La secrétaire d’Etat à la ville, Sabrina Agresti-Roubache, estime que « les réseaux sociaux sont une arme de destruction massive de notre jeunesse ». Le premier ministre, Gabriel Attal, ne veut pas « d’un pays où TikTok remplace les romans ». Sylvain Maillard, le patron des députés Renaissance à l’Assemblée nationale, pense quant à lui que TikTok est « un site organisé pour nous rendre totalement débile ». Depuis plusieurs mois, des cadres de la majorité présidentielle multiplient les attaques contre les réseaux sociaux, et plus particulièrement contre TikTok, accusé d’abêtir les plus jeunes et de les rendre accros.
La cible est nouvelle, mais l’argumentaire, lui, est vieux comme la IIe République. En 1848, les ouvriers parisiens se révoltent contre la fermeture des ateliers nationaux lors des « journées de juin », qui feront plusieurs milliers de morts. Mais pour une partie de la droite conservatrice, alors majoritaire à l’Assemblée, la cause profonde des émeutes n’est pas seulement le chômage : ce sont aussi les romans-feuilletons, et notamment Les Mystères de Paris (1842-1843), d’Eugène Sue, qui sont à blâmer.
Décadents, transgressifs, abrutissants, dangereux pour les femmes comme pour les plus jeunes… Les romans-feuilletons sont accusés de pervertir les masses et disparaîtront à partir de 1850, victimes d’une taxe spécifique adoptée par les députés. « Inquiet des ravages de la lecture auprès des éternels “mineurs” du XIXe siècle, ouvriers, femmes et enfants, et faisant l’amalgame entre mise en scène de l’adultère, défense du divorce, apologie de l’insurrection et roman-feuilleton, le parti de l’ordre s’est attaqué directement aux mœurs des romans-feuilletons en 1850 », résume l’historien Sébastien Hallade.
« Paniques morales »
Bien sûr, beaucoup de choses séparent un reel Instagram ou une vidéo TikTok d’un roman d’Eugène Sue ou d’Alexandre Dumas – même si les deux médias ont en commun un goût immodéré pour le saucissonnage d’œuvres longues.

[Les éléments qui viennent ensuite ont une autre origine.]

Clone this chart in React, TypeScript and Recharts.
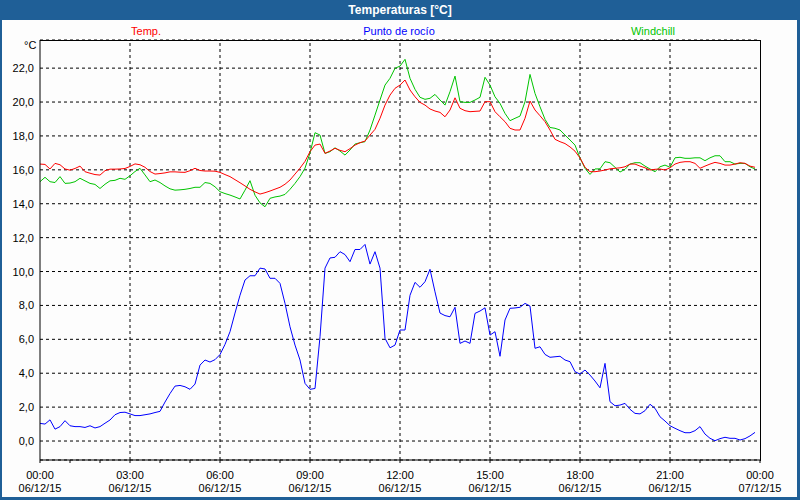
import React from "react";
import { CartesianGrid, Line, LineChart, ReferenceLine, XAxis, YAxis } from "recharts";

// 10-minute samples, 06/12/15 00:00 .. 23:50
const temp = [
  16.34, 16.32, 16.05, 16.38, 16.3, 16.05, 15.98, 16.08, 16.22, 15.89, 15.8, 15.72,
  15.69, 15.95, 16.04, 16.04, 16.05, 16.08, 16.2, 16.35, 16.3, 16.15, 15.9, 15.75,
  15.78, 15.82, 15.88, 15.88, 15.86, 15.85, 15.95, 16.09, 15.96, 15.93, 15.93, 15.92,
  15.85, 15.72, 15.6, 15.42, 15.24, 15.05, 14.85, 14.7, 14.57, 14.65, 14.75, 14.86,
  14.97, 15.15, 15.4, 15.75, 16.1, 16.5, 17.07, 17.46, 17.52, 16.97, 17.11, 17.27,
  17.15, 17.07, 17.25, 17.46, 17.6, 17.7, 18.05, 18.39, 19.04, 19.82, 20.41, 20.81,
  21.0, 21.3, 20.71, 20.31, 19.98, 19.82, 19.59, 19.47, 19.39, 19.13, 19.53, 20.25,
  19.63, 19.49, 19.43, 19.45, 19.47, 20.02, 20.02, 19.43, 19.13, 18.84, 18.45, 18.35,
  18.35, 19.04, 20.06, 19.53, 19.19, 18.84, 18.35, 17.8, 17.66, 17.55, 17.35, 17.1,
  16.7, 16.15, 15.89, 15.89, 15.93, 15.99, 16.06, 16.09, 16.12, 16.18, 16.34, 16.34,
  16.22, 16.12, 15.99, 16.03, 16.05, 15.99, 16.12, 16.34, 16.44, 16.48, 16.48, 16.38,
  16.09, 16.22, 16.34, 16.44, 16.38, 16.28, 16.28, 16.34, 16.42, 16.38, 16.22, 16.15,
];

const dewPoint = [
  1.04, 1.0, 1.25, 0.7, 0.85, 1.2, 0.9, 0.85, 0.85, 0.8, 0.9, 0.77,
  0.85, 1.05, 1.24, 1.55, 1.68, 1.7, 1.6, 1.5, 1.5, 1.55, 1.6, 1.68,
  1.75, 2.3, 2.8, 3.24, 3.28, 3.2, 3.05, 3.36, 4.48, 4.78, 4.66, 4.8,
  5.1, 5.7, 6.45, 7.55, 8.6, 9.5, 9.75, 9.75, 10.2, 10.15, 9.6, 9.6,
  9.3, 8.12, 6.74, 5.66, 4.78, 3.4, 3.05, 3.1, 6.15, 10.2, 10.8, 10.84,
  11.17, 11.0, 10.58, 11.3, 11.3, 11.6, 10.44, 11.17, 10.2, 6.06, 5.5, 5.66,
  6.55, 6.55, 8.6, 9.36, 9.07, 9.4, 10.13, 8.8, 7.55, 7.4, 7.33, 7.89,
  5.76, 5.9, 5.76, 7.53, 7.67, 7.86, 6.25, 6.45, 5.0, 7.14, 7.83, 7.85,
  7.89, 8.12, 7.96, 5.47, 5.56, 5.11, 4.94, 4.97, 5.0, 4.78, 4.68, 4.09,
  3.95, 4.19, 3.89, 3.54, 3.14, 4.58, 2.32, 2.08, 2.12, 2.22, 1.87, 1.63,
  1.6, 1.79, 2.17, 1.93, 1.43, 1.18, 0.9, 0.75, 0.61, 0.49, 0.49, 0.61,
  0.85, 0.41, 0.16, 0.02, 0.14, 0.22, 0.16, 0.16, 0.06, 0.14, 0.3, 0.51,
];

const windchill = [
  15.3, 15.56, 15.3, 15.25, 15.6, 15.2, 15.22, 15.3, 15.5, 15.35, 15.2, 15.14,
  14.9, 15.15, 15.35, 15.38, 15.5, 15.44, 15.65, 15.9, 16.09, 15.7, 15.3, 15.4,
  15.25, 15.05, 14.88, 14.8, 14.82, 14.85, 14.9, 14.97, 14.97, 15.25, 15.2, 15.0,
  14.71, 14.6, 14.51, 14.4, 14.28, 14.8, 15.36, 14.5, 14.05, 13.82, 14.32, 14.4,
  14.45, 14.55, 14.85, 15.2, 15.6, 16.1, 17.0, 18.19, 18.05, 16.97, 17.07, 17.3,
  17.11, 16.87, 17.17, 17.52, 17.6, 17.66, 18.35, 19.23, 20.12, 21.0, 21.4, 21.99,
  22.12, 22.52, 21.4, 20.75, 20.28, 20.16, 20.22, 20.45, 20.12, 19.82, 20.61, 21.53,
  20.02, 19.98, 19.98, 20.12, 20.28, 21.46, 21.0, 20.31, 19.92, 19.33, 18.9, 19.04,
  19.17, 20.02, 21.63, 20.51, 19.72, 18.98, 18.5, 18.45, 18.35, 18.05, 17.76, 17.46,
  16.7, 16.09, 15.73, 16.05, 16.06, 16.48, 16.42, 16.15, 15.87, 16.03, 16.34, 16.42,
  16.42, 16.22, 16.05, 15.89, 16.18, 16.28, 16.15, 16.71, 16.74, 16.68, 16.68, 16.71,
  16.71, 16.54, 16.71, 16.83, 16.83, 16.48, 16.48, 16.34, 16.38, 16.38, 16.18, 16.05,
];

const yTicks = [0, 2, 4, 6, 8, 10, 12, 14, 16, 18, 20, 22];
const hourTicks = [
  0, 60, 120, 180, 240, 300, 360, 420, 480, 540, 600, 660, 720,
  780, 840, 900, 960, 1020, 1080, 1140, 1200, 1260, 1320, 1380, 1440,
];
const majorTicks = [0, 180, 360, 540, 720, 900, 1080, 1260, 1440];
const majorTimes = ["00:00", "03:00", "06:00", "09:00", "12:00", "15:00", "18:00", "21:00", "00:00"];
const majorDates = [
  "06/12/15", "06/12/15", "06/12/15", "06/12/15", "06/12/15",
  "06/12/15", "06/12/15", "06/12/15", "07/12/15",
];

const data = temp.map((t, i) => ({
  min: i * 10,
  temp: t,
  dew: dewPoint[i],
  wind: windchill[i],
}));

const FONT = "'Liberation Sans', Arial, sans-serif";
const FRAME = "#1f5f97";
const RED = "#ff0000";
const BLUE = "#0000ff";
const GREEN = "#00c400";

function XTick(props: any) {
  const { x, y, payload } = props;
  const idx = majorTicks.indexOf(payload.value);
  return (
    <g>
      <line x1={x} x2={x} y1={y} y2={y + 3} stroke="#000" />
      {idx >= 0 && (
        <>
          <text x={x} y={y + 19} textAnchor="middle" fontSize={11} fontFamily={FONT} fill="#000">
            {majorTimes[idx]}
          </text>
          <text x={x} y={y + 32} textAnchor="middle" fontSize={11} fontFamily={FONT} fill="#000">
            {majorDates[idx]}
          </text>
        </>
      )}
    </g>
  );
}

function YTick(props: any) {
  const { x, y, payload } = props;
  return (
    <text x={x - 4} y={y + 4} textAnchor="end" fontSize={11} fontFamily={FONT} fill="#000">
      {payload.value.toFixed(1).replace(".", ",")}
    </text>
  );
}

export default function App() {
  return (
    <div style={{ position: "relative", width: 800, height: 500, background: "#fdfdfd", fontFamily: FONT }}>
      <style>{"body{margin:0}"}</style>
      <div
        style={{
          position: "absolute",
          left: 0,
          top: 0,
          width: 800,
          height: 20,
          background: FRAME,
          color: "#fff",
          fontWeight: "bold",
          fontSize: 12,
          lineHeight: "20px",
          textAlign: "center",
        }}
      >
        Temperaturas [°C]
      </div>
      <div style={{ position: "absolute", left: 96, top: 25, width: 100, textAlign: "center", fontSize: 11, color: RED }}>
        Temp.
      </div>
      <div style={{ position: "absolute", left: 349, top: 25, width: 100, textAlign: "center", fontSize: 11, color: BLUE }}>
        Punto de rocío
      </div>
      <div style={{ position: "absolute", left: 603, top: 25, width: 100, textAlign: "center", fontSize: 11, color: GREEN }}>
        Windchill
      </div>
      <div style={{ position: "absolute", left: 24, top: 39, fontSize: 11, color: "#000" }}>°C</div>
      <div style={{ position: "absolute", left: 0, top: 0 }}>
        <LineChart width={800} height={500} data={data} margin={{ top: 40, right: 40, bottom: 0, left: 5 }}>
          <CartesianGrid horizontal vertical={false} stroke="#000" strokeDasharray="3 3" />
          {majorTicks.slice(1, -1).map((t) => (
            <ReferenceLine key={t} x={t} stroke="#000" strokeDasharray="3 3" />
          ))}
          <XAxis
            dataKey="min"
            type="number"
            domain={[0, 1440]}
            ticks={hourTicks}
            interval={0}
            height={40}
            tickSize={0}
            tickMargin={0}
            tickLine={false}
            tick={<XTick />}
            axisLine={{ stroke: "#000" }}
          />
          <YAxis
            type="number"
            domain={[-1.12, 23.66]}
            ticks={yTicks}
            interval={0}
            allowDataOverflow
            width={35}
            tickSize={0}
            tickLine={false}
            tick={<YTick />}
            axisLine={{ stroke: "#000" }}
          />
          <Line dataKey="dew" stroke={BLUE} strokeWidth={1} dot={false} isAnimationActive={false} />
          <Line dataKey="wind" stroke={GREEN} strokeWidth={1} dot={false} isAnimationActive={false} />
          <Line dataKey="temp" stroke={RED} strokeWidth={1} dot={false} isAnimationActive={false} />
        </LineChart>
      </div>
      {/* solid top and right edges of the plot box */}
      <div
        style={{
          position: "absolute",
          left: 40,
          top: 40,
          width: 720,
          height: 420,
          borderTop: "1px solid #000",
          borderRight: "1px solid #000",
          pointerEvents: "none",
        }}
      />
      <div
        style={{
          position: "absolute",
          left: 0,
          top: 0,
          width: 800,
          height: 500,
          boxSizing: "border-box",
          borderLeft: `2px solid ${FRAME}`,
          borderRight: `3px solid ${FRAME}`,
          borderBottom: `3px solid ${FRAME}`,
          pointerEvents: "none",
        }}
      />
    </div>
  );
}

Mais force est de constater qu’à chaque grande innovation dans la diffusion d’œuvres et de médias, des discours très similaires s’inquiètent que ces nouveautés engendrent addictions, avilissement ou mauvais comportements de la part des plus jeunes.
« Quand une nouvelle culture émerge, avec une nouvelle génération, il y a presque toujours une guerre culturelle, une guerre générationnelle », estime auprès du Monde Louis Anslow, l’éditeur de Pessimists Archive, un site qui répertorie les archives de la presse anglophone critiquant l’émergence de nouvelles technologies et cultures.